Going forward, our society is confronting new challenges. Growth in the 65 plus segment of the population, increasing longevity rates, an ever-shrinking ratio of workers to dependents during the next two or three decades (in effect, both a labour force and tax base contraction), not to mention accelerating public sector pension costs, will compel government to make difficult and unanticipated decisions about where resources are allocated, as well as who gets them.

At first there will be vigorous crusades to raise more money to support services. At the same time, there will be strident calls for governments at all levels to save money as new realities displace old priorities. Public schools are unlikely to be spared in the program reviews close at hand. While it is possible to fantasize that public schooling can go forward on a "business as usual" basis, or that provincial authorities will continue to direct close to 28 per cent of general revenues -- the current level of B.C. school support -- toward educating youngsters who comprise no more than 12 per cent of the province's population, such outcomes seem improbable.

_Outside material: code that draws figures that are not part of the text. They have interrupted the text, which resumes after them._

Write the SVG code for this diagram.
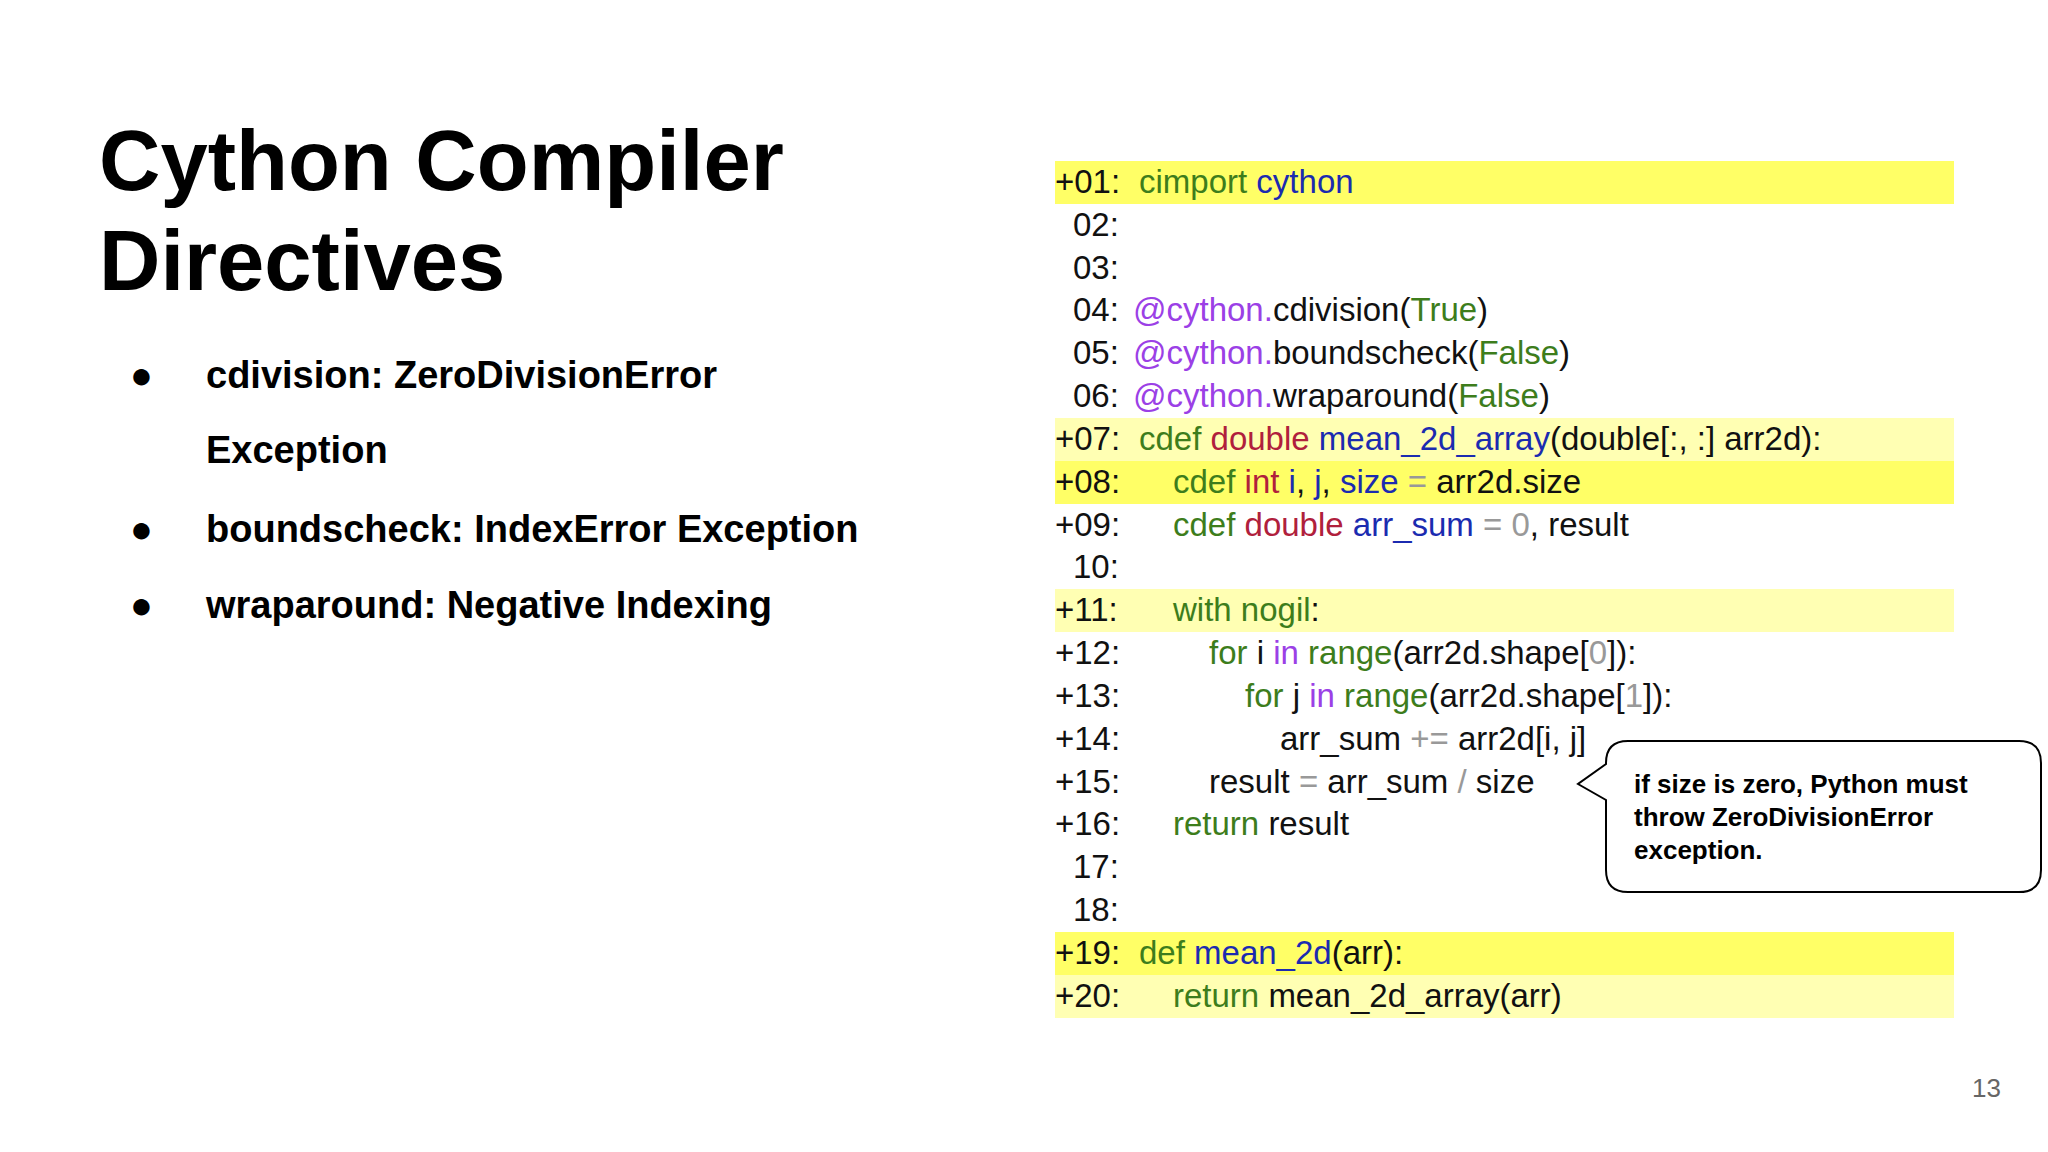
<svg xmlns="http://www.w3.org/2000/svg" width="2048" height="1152" viewBox="0 0 2048 1152">
<style>
.t{font-family:"Liberation Sans",Arial,sans-serif;font-weight:bold;fill:#000}
.c{font-family:"Liberation Sans",Arial,sans-serif;font-size:33px;fill:#111}
.g{fill:#3d7d1c}.b{fill:#1b2bb0}.r{fill:#b0203c}.p{fill:#9b40e6}.y{fill:#999}
.hb{fill:#ffff66}.hp{fill:#ffffb3}
</style>
<rect width="2048" height="1152" fill="#fff"/>
<g id="title"><text class="t" x="99" y="190" font-size="85">Cython Compiler</text><text class="t" x="99" y="290" font-size="85">Directives</text></g>
<g id="bullets" class="t" font-size="38">
<text x="130" y="388">●</text><text x="206" y="388">cdivision: ZeroDivisionError</text>
<text x="206" y="463">Exception</text>
<text x="130" y="542">●</text><text x="206" y="542">boundscheck: IndexError Exception</text>
<text x="130" y="618">●</text><text x="206" y="618">wraparound: Negative Indexing</text>
</g>
<g id="highlights">
<rect class="hb" x="1055" y="161" width="899" height="43"/>
<rect class="hp" x="1055" y="418" width="899" height="43"/>
<rect class="hb" x="1055" y="461" width="899" height="43"/>
<rect class="hp" x="1055" y="589" width="899" height="43"/>
<rect class="hb" x="1055" y="932" width="899" height="43"/>
<rect class="hp" x="1055" y="975" width="899" height="43"/>
</g>
<g id="code" class="c">
<text x="1055" y="193">+01: <tspan class="g" x="1139">cimport </tspan><tspan class="b">cython</tspan></text>
<text x="1073" y="236">02:</text>
<text x="1073" y="279">03:</text>
<text x="1073" y="321">04: <tspan class="p" x="1133">@cython.</tspan>cdivision(<tspan class="g">True</tspan>)</text>
<text x="1073" y="364">05: <tspan class="p" x="1133">@cython.</tspan>boundscheck(<tspan class="g">False</tspan>)</text>
<text x="1073" y="407">06: <tspan class="p" x="1133">@cython.</tspan>wraparound(<tspan class="g">False</tspan>)</text>
<text x="1055" y="450">+07: <tspan class="g" x="1139">cdef </tspan><tspan class="r">double </tspan><tspan class="b">mean_2d_array</tspan>(double[:, :] arr2d):</text>
<text x="1055" y="493">+08:<tspan class="g" x="1173">cdef </tspan><tspan class="r">int </tspan><tspan class="b">i</tspan>, <tspan class="b">j</tspan>, <tspan class="b">size</tspan> <tspan class="y">=</tspan> arr2d.size</text>
<text x="1055" y="536">+09:<tspan class="g" x="1173">cdef </tspan><tspan class="r">double </tspan><tspan class="b">arr_sum</tspan> <tspan class="y">= 0</tspan>, result</text>
<text x="1073" y="578">10:</text>
<text x="1055" y="621">+11:<tspan class="g" x="1173">with nogil</tspan>:</text>
<text x="1055" y="664">+12:<tspan class="g" x="1209">for </tspan>i <tspan class="p">in </tspan><tspan class="g">range</tspan>(arr2d.shape[<tspan class="y">0</tspan>]):</text>
<text x="1055" y="707">+13:<tspan class="g" x="1245">for </tspan>j <tspan class="p">in </tspan><tspan class="g">range</tspan>(arr2d.shape[<tspan class="y">1</tspan>]):</text>
<text x="1055" y="750">+14:<tspan x="1280">arr_sum </tspan><tspan class="y">+=</tspan> arr2d[i, j]</text>
<text x="1055" y="793">+15:<tspan x="1209">result </tspan><tspan class="y">=</tspan> arr_sum <tspan class="y">/</tspan> size</text>
<text x="1055" y="835">+16:<tspan class="g" x="1173">return </tspan>result</text>
<text x="1073" y="878">17:</text>
<text x="1073" y="921">18:</text>
<text x="1055" y="964">+19: <tspan class="g" x="1139">def </tspan><tspan class="b">mean_2d</tspan>(arr):</text>
<text x="1055" y="1007">+20:<tspan class="g" x="1173">return </tspan>mean_2d_array(arr)</text>
</g>
<g id="callout">
<path d="M1628,741 H2019 Q2041,741 2041,763 V870 Q2041,892 2019,892 H1628 Q1606,892 1606,870 V800 L1578,784 L1606,764 V763 Q1606,741 1628,741 Z" fill="#fff" stroke="#000" stroke-width="2"/>
<g class="t" font-size="26"><text x="1634" y="793">if size is zero, Python must</text><text x="1634" y="826">throw ZeroDivisionError</text><text x="1634" y="859">exception.</text></g>
</g>
<g id="connectors"/>
<text x="1972" y="1097" font-family="Liberation Sans,Arial,sans-serif" font-size="26" fill="#666">13</text>
</svg>
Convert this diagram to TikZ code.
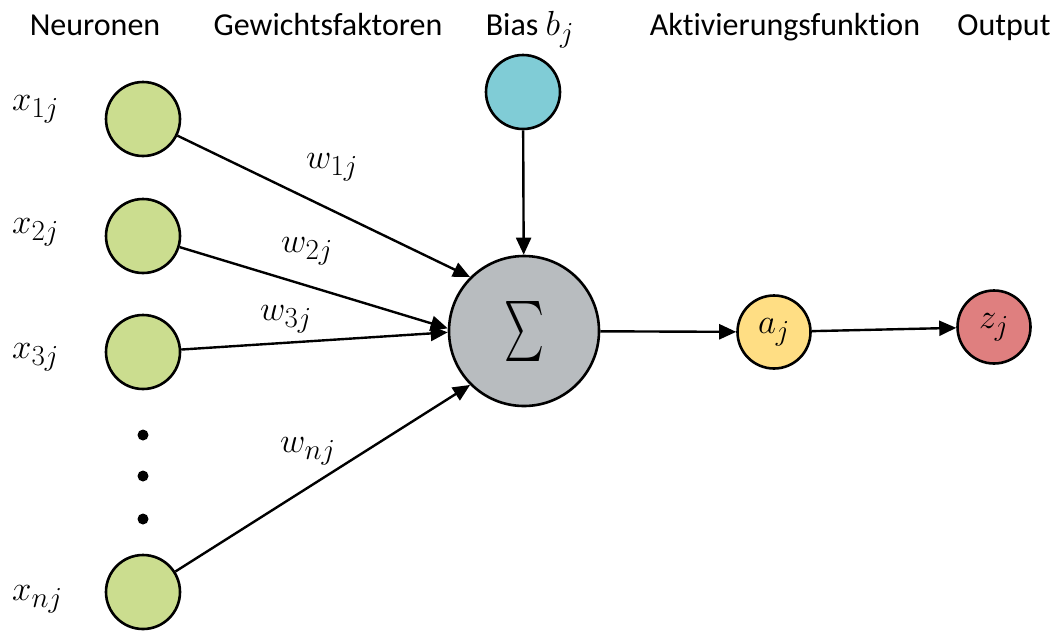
\documentclass[tikz,border=0pt]{standalone}
\usepackage{fix-cm}
\usepackage{exscale}
\usepackage{fontspec}
\setmainfont{Carlito}[Ligatures=NoCommon]
\usetikzlibrary{arrows.meta}
\definecolor{ingreen}{RGB}{203,221,143}
\definecolor{biasblue}{RGB}{128,204,214}
\definecolor{sumgray}{RGB}{184,188,191}
\definecolor{actyellow}{RGB}{255,222,132}
\definecolor{outred}{RGB}{223,127,127}
\newcommand{\lblmath}[1]{\scalebox{1.4}{\fontsize{24.88}{30}\selectfont$#1$}}
\tikzset{
  neuron/.style={circle,draw=black,line width=2.6pt,minimum size=74pt,inner sep=0pt},
  small/.style={circle,draw=black,line width=2.6pt,minimum size=73pt,inner sep=0pt},
  head/.style={anchor=base,font=\fontsize{32}{38}\selectfont,inner sep=0pt},
  mlabel/.style={anchor=base west,inner sep=0pt},
  conn/.style={line width=2.4pt,-{Triangle[length=17pt,width=15pt]}},
  dotmark/.style={circle,fill=black,minimum size=11pt,inner sep=0pt}
}
\begin{document}
\begin{tikzpicture}[x=1pt,y=-1pt]
\useasboundingbox (0,0) rectangle (1054,630);
% headers
\node[head] (h1) at (95,35) {Neuronen};
\node[head] (h2) at (328,35) {Gewichtsfaktoren};
\node[head] (h3) at (530,35) {Bias \lblmath{b_j}};
\node[head] (h4) at (785,35) {Aktivierungsfunktion};
\node[head] (h5) at (1004,35) {Output};
% input neurons
\node[neuron,fill=ingreen] (x1) at (143,119) {};
\node[neuron,fill=ingreen] (x2) at (143,236) {};
\node[neuron,fill=ingreen] (x3) at (143,352) {};
\node[neuron,fill=ingreen] (xn) at (143,592) {};
\node[dotmark] (d1) at (143,435) {};
\node[dotmark] (d2) at (143,476) {};
\node[dotmark] (d3) at (143,519) {};
% input labels
\node[mlabel] (lx1) at (12,110) {\lblmath{x_{1j}}};
\node[mlabel] (lx2) at (12,233) {\lblmath{x_{2j}}};
\node[mlabel] (lx3) at (12,358) {\lblmath{x_{3j}}};
\node[mlabel] (lxn) at (12,600) {\lblmath{x_{nj}}};
% bias, sum, activation, output
\node[neuron,fill=biasblue] (b) at (523,92) {};
\node[circle,draw=black,line width=2.6pt,minimum size=150pt,inner sep=0pt,fill=sumgray] (s) at (524,331) {\resizebox*{40pt}{60pt}{$\sum$}};
\node[small,fill=actyellow] (a) at (774,332) {\lblmath{a_j}};
\node[small,fill=outred] (z) at (994,327) {\lblmath{z_j}};
% connectors
\draw[conn] (x1) -- (s.135);
\draw[conn] (x2) -- (s.178);
\draw[conn] (x3) -- (s.181);
\draw[conn] (xn) -- (s.225);
\draw[conn] (b) -- (s);
\draw[conn] (s) -- (a);
\draw[conn] (a) -- (z);
% weight labels
\node[mlabel] (w1) at (306,168) {\lblmath{w_{1j}}};
\node[mlabel] (w2) at (281,252) {\lblmath{w_{2j}}};
\node[mlabel] (w3) at (260,320) {\lblmath{w_{3j}}};
\node[mlabel] (wn) at (280,452) {\lblmath{w_{nj}}};
\end{tikzpicture}
\end{document}
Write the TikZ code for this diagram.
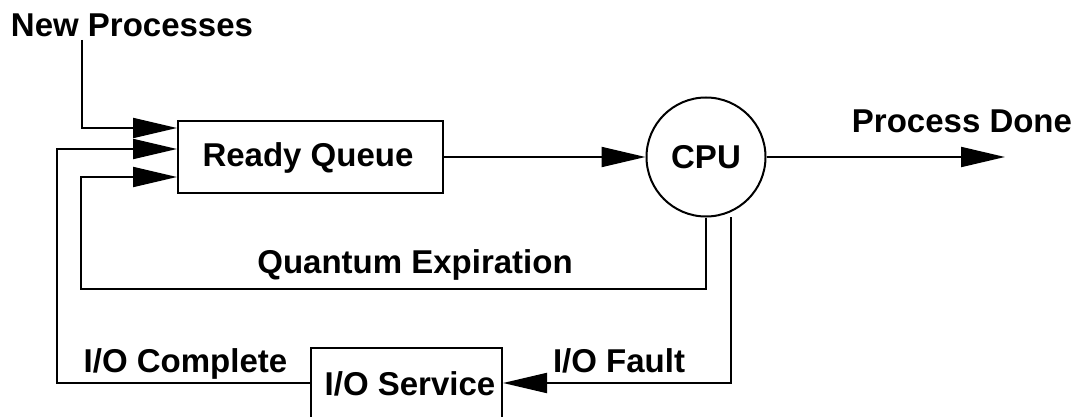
\documentclass[tikz,border=0pt]{standalone}
\usepackage{fontspec}
\setmainfont{Liberation Sans}
\usetikzlibrary{arrows.meta,calc}
\begin{document}
\begin{tikzpicture}[x=1pt,y=-1pt,
  line width=2pt,
  lbl/.style={font=\fontsize{33}{40}\selectfont\bfseries, inner sep=0pt, anchor=base},
  arr/.style={-{Triangle[length=44pt,width=20pt]}},
  boxst/.style={draw, rectangle, inner sep=0pt},
]
\useasboundingbox (0,0) rectangle (1076,417);
\clip (0,0) rectangle (1076,417);
% nodes
\node[boxst, minimum width=265pt, minimum height=72pt] (rq) at (310.5,157) {};
\node[draw, circle, minimum size=119pt, inner sep=0pt] (cpu) at (706,157) {};
\node[boxst, minimum width=191pt, minimum height=100pt] (io) at (406.5,398) {};
% labels
\node[lbl] (lrq) at (308,166) {Ready Queue};
\node[lbl] (lcpu) at (706,168) {CPU};
\node[lbl] (lnp) at (132,37) {New Processes};
\node[lbl] (lpd) at (962,133) {Process Done};
\node[lbl] (lqe) at (415,273) {Quantum Expiration};
\node[lbl] (lioc) at (185.5,372) {I/O Complete};
\node[lbl] (lios) at (410,395) {I/O Service};
\node[lbl] (liof) at (619,372) {I/O Fault};
% coordinates
\coordinate (np) at (82,40);
\coordinate (cpuo) at (731,217);
\coordinate (done) at (1005,157);
\coordinate (ioL) at ($(io.west)+(0,-15)$);
\coordinate (ioR) at ($(io.east)+(0,-15)$);
% connectors
\draw[arr] (np) |- ($(rq.west)+(0,-29)$);
\draw[arr] (ioL) -| ($(rq.west)+(-120,-8)$) -- ($(rq.west)+(0,-8)$);
\draw[arr] (cpu.south) -- ++(0,71.5) -| ($(rq.west)+(-96,20)$) -- ($(rq.west)+(0,20)$);
\draw[arr] (rq.east) -- (cpu.west);
\draw[arr] (cpu.east) -- (done);
\draw[arr] (cpuo) |- (ioR);
\end{tikzpicture}
\end{document}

Sooner or later, government will be obliged to deem this level of investment "unsustainable." Sooner or later, government will re-examine the entire machinery of school governance, administration and finance systems all built to meet circumstances prevailing in the 19th century. This will be a real "tipping point" the moment when new realities faced by voters will oblige government to invent strategies and structures that will make public schooling far less costly and much more customer oriented.

This will be the moment when the two main actors in provincial schooling, the government and the B.C. Teachers' Federation (BCTF), will have to face the fact that old-fashioned pedagogical and organizational structures are simply no longer affordable, or even appropriate. We are now in an age when much learning takes place outside school walls and where the internet surpasses libraries as the chief warehouse for information.

This will be the moment when government and the teachers will be forced to have the conversation that both have long avoided. No one outruns history forever! Sooner or later, the future has to be faced.